### [Provided records]
========================================================================
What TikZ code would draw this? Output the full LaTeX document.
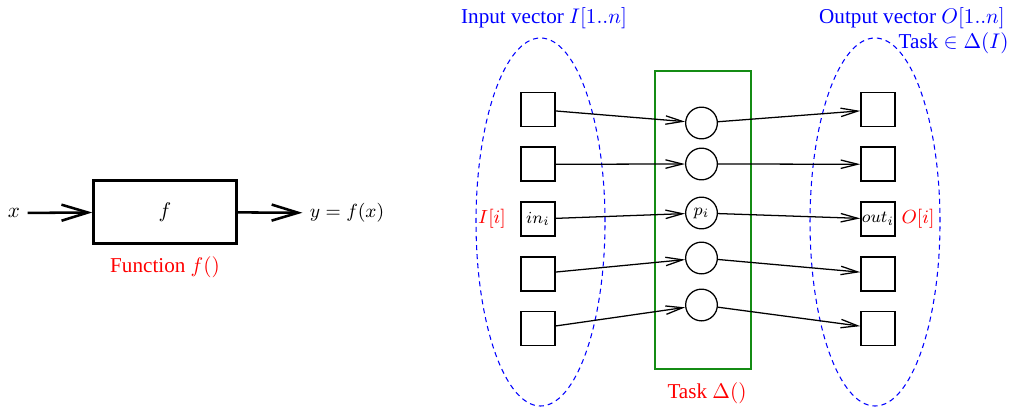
========================================================================
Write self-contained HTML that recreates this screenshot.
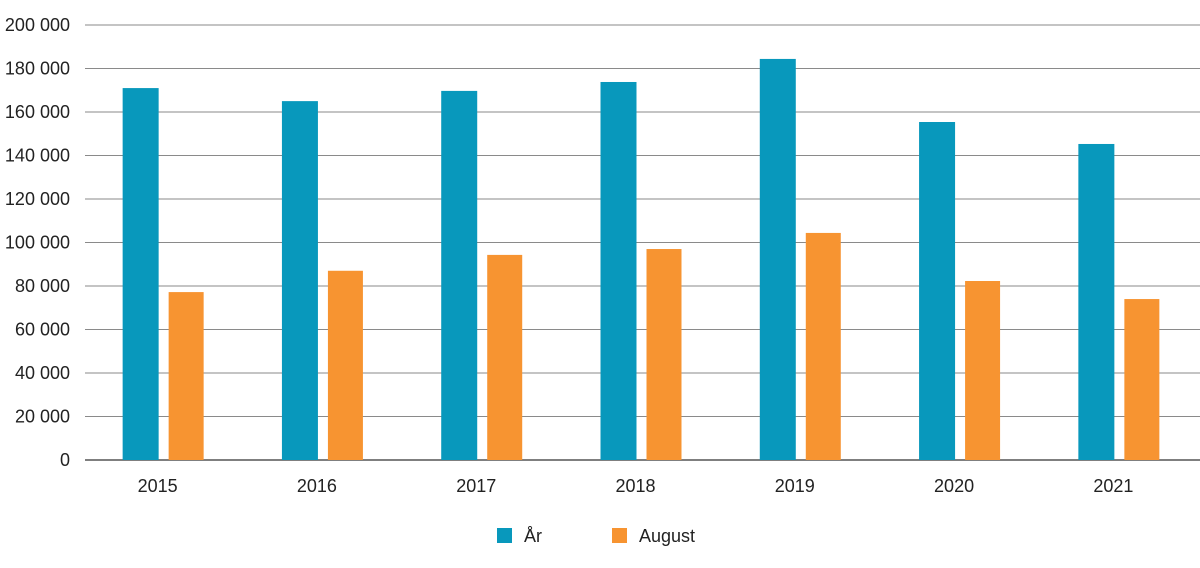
========================================================================
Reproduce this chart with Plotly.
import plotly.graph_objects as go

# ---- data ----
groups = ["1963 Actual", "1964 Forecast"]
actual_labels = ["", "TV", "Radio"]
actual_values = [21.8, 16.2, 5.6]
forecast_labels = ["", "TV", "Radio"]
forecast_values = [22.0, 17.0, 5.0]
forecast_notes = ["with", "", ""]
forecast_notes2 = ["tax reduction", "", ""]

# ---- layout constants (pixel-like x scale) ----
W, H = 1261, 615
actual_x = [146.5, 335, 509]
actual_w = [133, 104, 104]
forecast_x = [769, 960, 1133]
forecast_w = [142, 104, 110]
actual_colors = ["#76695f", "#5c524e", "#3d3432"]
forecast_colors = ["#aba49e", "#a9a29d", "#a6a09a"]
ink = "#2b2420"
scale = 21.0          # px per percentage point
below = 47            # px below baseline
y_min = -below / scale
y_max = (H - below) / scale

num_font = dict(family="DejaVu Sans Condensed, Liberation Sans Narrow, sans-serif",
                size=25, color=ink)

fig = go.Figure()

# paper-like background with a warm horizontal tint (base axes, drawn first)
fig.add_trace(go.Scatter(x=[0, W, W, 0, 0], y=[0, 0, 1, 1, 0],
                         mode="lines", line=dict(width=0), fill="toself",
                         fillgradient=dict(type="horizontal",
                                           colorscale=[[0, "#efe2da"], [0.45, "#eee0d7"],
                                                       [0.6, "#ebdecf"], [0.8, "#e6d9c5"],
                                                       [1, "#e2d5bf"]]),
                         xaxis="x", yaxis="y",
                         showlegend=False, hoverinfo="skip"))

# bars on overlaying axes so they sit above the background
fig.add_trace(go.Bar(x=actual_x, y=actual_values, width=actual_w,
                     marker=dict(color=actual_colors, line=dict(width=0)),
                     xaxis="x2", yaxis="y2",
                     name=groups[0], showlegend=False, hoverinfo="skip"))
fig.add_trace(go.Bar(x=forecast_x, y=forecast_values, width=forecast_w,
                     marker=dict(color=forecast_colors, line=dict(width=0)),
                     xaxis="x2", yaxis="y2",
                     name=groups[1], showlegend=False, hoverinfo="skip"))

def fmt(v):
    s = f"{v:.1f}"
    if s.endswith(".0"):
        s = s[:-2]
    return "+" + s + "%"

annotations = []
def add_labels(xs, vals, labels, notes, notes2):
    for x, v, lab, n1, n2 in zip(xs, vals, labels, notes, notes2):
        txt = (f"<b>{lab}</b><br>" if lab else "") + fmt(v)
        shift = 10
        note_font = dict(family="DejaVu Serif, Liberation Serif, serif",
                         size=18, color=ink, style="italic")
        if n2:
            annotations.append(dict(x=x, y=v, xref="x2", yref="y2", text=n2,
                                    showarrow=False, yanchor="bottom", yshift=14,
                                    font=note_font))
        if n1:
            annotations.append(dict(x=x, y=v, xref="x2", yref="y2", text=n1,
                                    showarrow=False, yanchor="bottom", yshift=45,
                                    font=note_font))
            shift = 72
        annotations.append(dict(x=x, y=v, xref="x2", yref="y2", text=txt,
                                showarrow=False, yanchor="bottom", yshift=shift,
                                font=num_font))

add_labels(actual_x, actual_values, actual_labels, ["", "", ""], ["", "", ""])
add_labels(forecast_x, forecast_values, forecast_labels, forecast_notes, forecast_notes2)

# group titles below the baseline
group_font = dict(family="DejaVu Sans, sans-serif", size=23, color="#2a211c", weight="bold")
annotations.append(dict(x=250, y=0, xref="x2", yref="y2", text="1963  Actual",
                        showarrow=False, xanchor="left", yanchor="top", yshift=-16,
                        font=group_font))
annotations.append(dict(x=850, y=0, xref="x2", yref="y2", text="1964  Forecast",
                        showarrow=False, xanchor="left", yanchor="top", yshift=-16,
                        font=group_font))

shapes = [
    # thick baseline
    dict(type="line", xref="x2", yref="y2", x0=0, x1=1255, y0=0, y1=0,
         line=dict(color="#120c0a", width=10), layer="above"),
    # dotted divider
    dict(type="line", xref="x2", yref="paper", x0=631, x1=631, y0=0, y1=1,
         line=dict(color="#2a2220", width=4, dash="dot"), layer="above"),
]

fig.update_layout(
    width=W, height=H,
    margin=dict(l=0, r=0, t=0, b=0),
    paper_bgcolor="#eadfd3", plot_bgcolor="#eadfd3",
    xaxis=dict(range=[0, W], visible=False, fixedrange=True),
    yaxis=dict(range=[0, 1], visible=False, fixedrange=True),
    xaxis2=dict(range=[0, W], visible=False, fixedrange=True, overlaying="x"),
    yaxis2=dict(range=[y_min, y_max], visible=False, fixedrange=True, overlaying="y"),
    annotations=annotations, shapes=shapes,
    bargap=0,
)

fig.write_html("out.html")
========================================================================
### [Written problem]
Exactly the lines above from the one with "Reproduce this chart with Plotly." to the one with "y_max = (H - below) / scale", both included, are to be quoted; leave the rest out.

### [Task output]
Reproduce this chart with Plotly.
import plotly.graph_objects as go

# ---- data ----
groups = ["1963 Actual", "1964 Forecast"]
actual_labels = ["", "TV", "Radio"]
actual_values = [21.8, 16.2, 5.6]
forecast_labels = ["", "TV", "Radio"]
forecast_values = [22.0, 17.0, 5.0]
forecast_notes = ["with", "", ""]
forecast_notes2 = ["tax reduction", "", ""]

# ---- layout constants (pixel-like x scale) ----
W, H = 1261, 615
actual_x = [146.5, 335, 509]
actual_w = [133, 104, 104]
forecast_x = [769, 960, 1133]
forecast_w = [142, 104, 110]
actual_colors = ["#76695f", "#5c524e", "#3d3432"]
forecast_colors = ["#aba49e", "#a9a29d", "#a6a09a"]
ink = "#2b2420"
scale = 21.0          # px per percentage point
below = 47            # px below baseline
y_min = -below / scale
y_max = (H - below) / scale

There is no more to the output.